MODELING REFLECTIONS

In this section, I use the results obtained from equation (18) to model P-wave reflection amplitudes numerically, from a homogeneous material representing a shale overlying another homogeneous material representing an isotropic chalk matrix with a set of vertical fractures with constant azimuth. The purpose of the modeling is to study the azimuthal behavior of P-wave reflection amplitudes as a function of fracture parameters.

The model is depicted in Figure 2. It is the same model used by Karrenbach et al. 1992. This work differs from theirs in that I directly model reflection amplitudes and compute 2-D raster plots that better show how different fracture parameters are related to the azimuthal behavior of reflection amplitudes. From these raster plots, we also obtain insight into how to derive an approximate expression for the reflection amplitudes.
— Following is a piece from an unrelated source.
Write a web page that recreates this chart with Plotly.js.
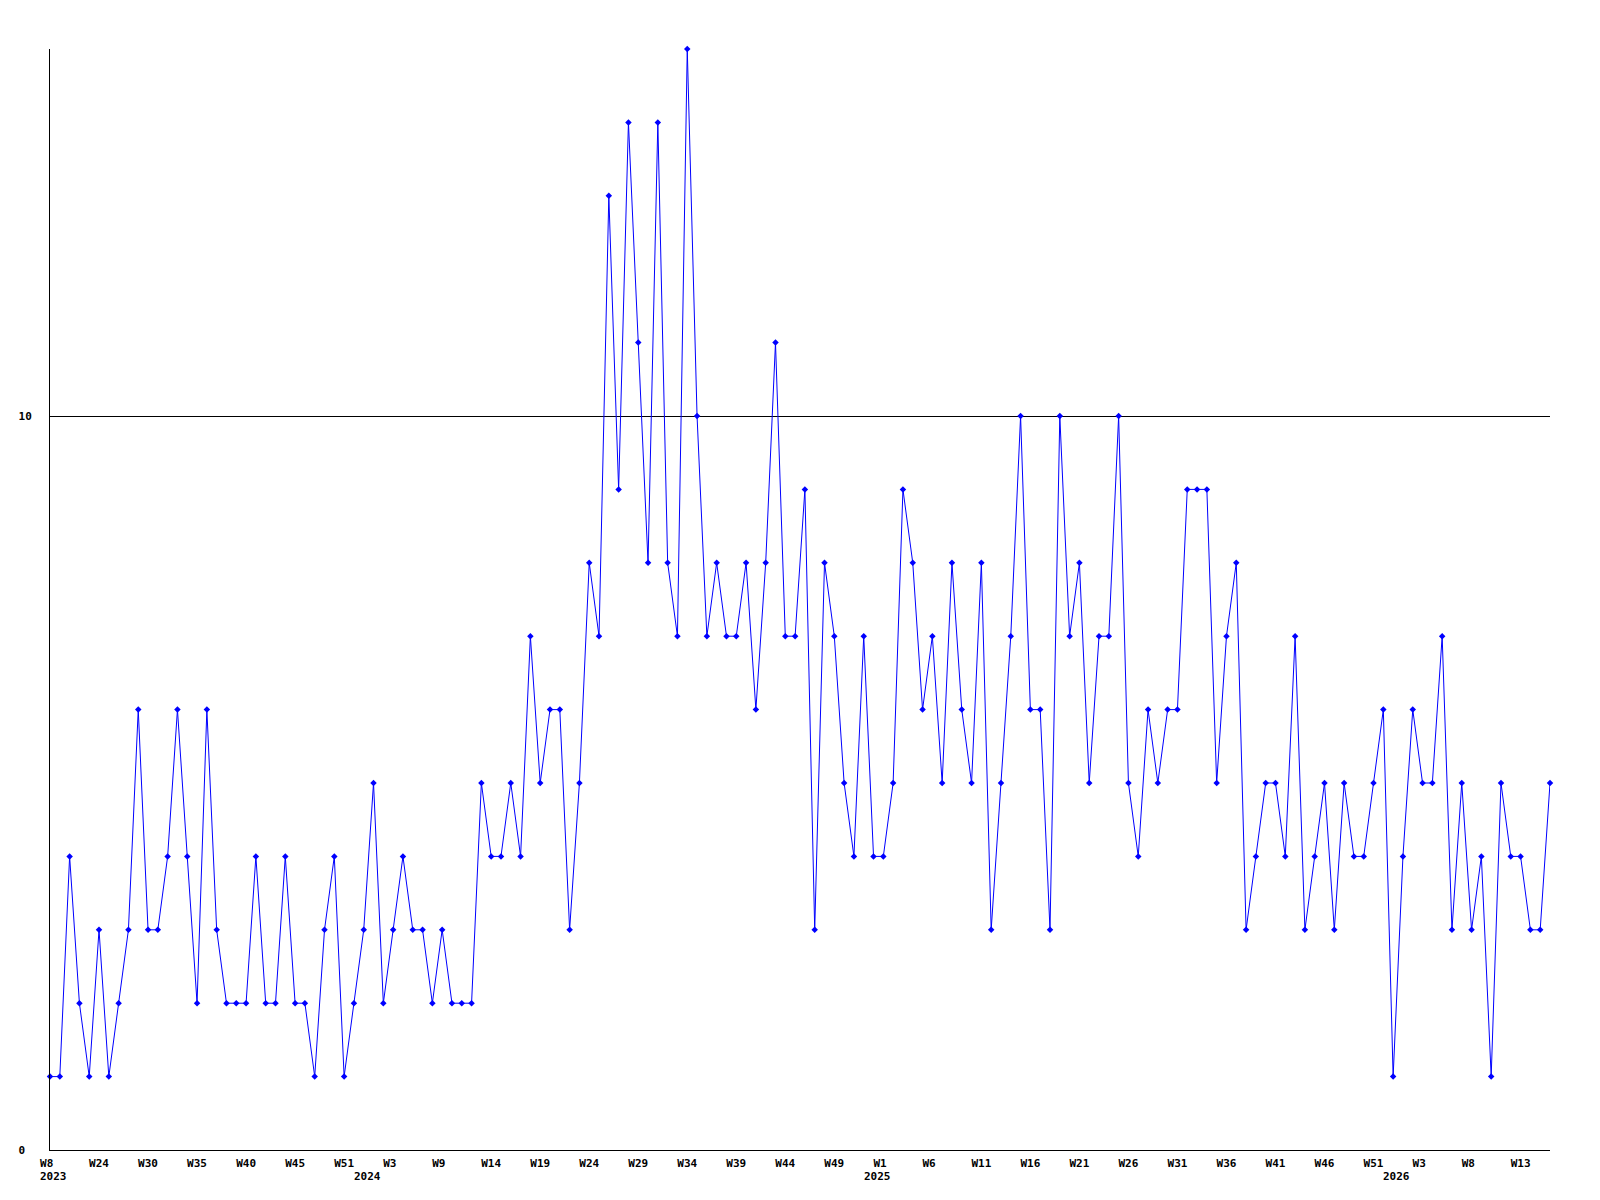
<!DOCTYPE html>
<html>
<head>
<meta charset="utf-8">
<script src="https://cdn.plot.ly/plotly-3.0.1.min.js"></script>
<style>html,body{margin:0;padding:0;background:#fff;}#chart{width:1600px;height:1200px;}</style>
</head>
<body>
<div id="chart"></div>
<script>
// Weekly counts (one value per week)
const weeklyValues = [
  1,1,4,2,1,3,1,2,3,6,
  3,3,4,6,4,2,6,3,2,2,
  2,4,2,2,4,2,2,1,3,4,
  1,2,3,5,2,3,4,3,3,2,
  3,2,2,2,5,4,4,5,4,7,
  5,6,6,3,5,8,7,13,9,14,
  11,8,14,8,7,15,10,7,8,7,
  7,8,6,8,11,7,7,9,3,8,
  7,5,4,7,4,4,5,9,8,6,
  7,5,8,6,5,8,3,5,7,10,
  6,6,3,10,7,8,5,7,7,10,
  5,4,6,5,6,6,9,9,9,5,
  7,8,3,4,5,5,4,7,3,4,
  5,3,5,4,4,5,6,1,4,6,
  5,5,7,3,5,3,4,1,5,4,
  4,3,3,5
];
// X tick labels (one every 5 weeks)
const weekTickLabels = ['W8','W24','W30','W35','W40','W45','W51','W3','W9','W14','W19','W24','W29','W34','W39','W44','W49','W1','W6','W11','W16','W21','W26','W31','W36','W41','W46','W51','W3','W8','W13'];
const tickEvery = 5;
// Year labels and the week index under which each one sits
const yearLabels = ['2023','2024','2025','2026'];
const yearAtIndex = [0, 32, 84, 137];
// Y ticks
const yTickVals = [0, 10];
const yTickText = ['0', '10'];

const xIdx = weeklyValues.map((_, i) => i);
const pad = s => { let t = s; while (t.length < 3) t += '\u00a0'; return t; };
const tickVals = weekTickLabels.map((_, i) => i * tickEvery);
const tickText = weekTickLabels.map(pad);
const yText = yTickText.map(s => s.length < 2 ? s + '\u00a0' : s);

const fontFam = 'DejaVu Sans Mono, monospace';
const tickFont = {family: fontFam, size: 11, color: '#000', weight: 'bold'};

const trace = {
  x: xIdx, y: weeklyValues,
  type: 'scatter', mode: 'lines+markers',
  line: {color: '#0000ff', width: 1},
  marker: {symbol: 'diamond', size: 5, color: '#0000ff'},
  cliponaxis: false,
  hoverinfo: 'y'
};

const annotations = yearLabels.map((t, i) => ({
  text: t, x: yearAtIndex[i], xref: 'x', y: 0, yref: 'paper',
  xanchor: 'left', yanchor: 'top', xshift: -11, yshift: -19,
  showarrow: false, font: tickFont, borderpad: 0
}));

const layout = {
  width: 1600, height: 1200,
  margin: {l: 50, r: 50, t: 49, b: 50, pad: 0},
  paper_bgcolor: '#fff', plot_bgcolor: '#fff',
  showlegend: false,
  xaxis: {
    range: [0, weeklyValues.length - 1],
    tickmode: 'array', tickvals: tickVals, ticktext: tickText,
    tickangle: 0, ticks: '', tickfont: tickFont,
    showline: true, linecolor: '#000', linewidth: 1,
    showgrid: false, zeroline: false, automargin: false,
    ticklabelstandoff: 3
  },
  yaxis: {
    range: [0, 15],
    tickmode: 'array', tickvals: yTickVals, ticktext: yText,
    ticks: '', tickfont: tickFont,
    showline: true, linecolor: '#000', linewidth: 1,
    showgrid: true, gridcolor: '#000', gridwidth: 1,
    zeroline: false, automargin: false,
    ticklabelstandoff: 15
  },
  annotations: annotations
};

Plotly.newPlot('chart', [trace], layout, {displayModeBar: false, staticPlot: true});
</script>
</body>
</html>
The two-layer model is composed of finely layered shales situated on top of a fractured chalk layer. The stiffness constants of these materials are given in Appendix A. The unfractured material stiffnesses are taken from data published by Wright 1987 and White 1982.

 

model Figure 2 A homogeneous block model. The overburden is a finely layered shale, and the underlying medium is an isotropic chalk matrix with a set of vertical fractures running parallel to the x axis.

The study done on this model illustrates how different amounts of fracturing produce different azimuthal variations of the reflectivity surfaces. The isotropic chalk model is fractured using Schoenberg and Muir's 1989 group-theoretic approach (S&M), and the fracture parameters are varied using Hudson's model Hudson (1981). The model is built using Nichols's anisotropic model building library Nichols (1988), as shown in the example in Appendix B.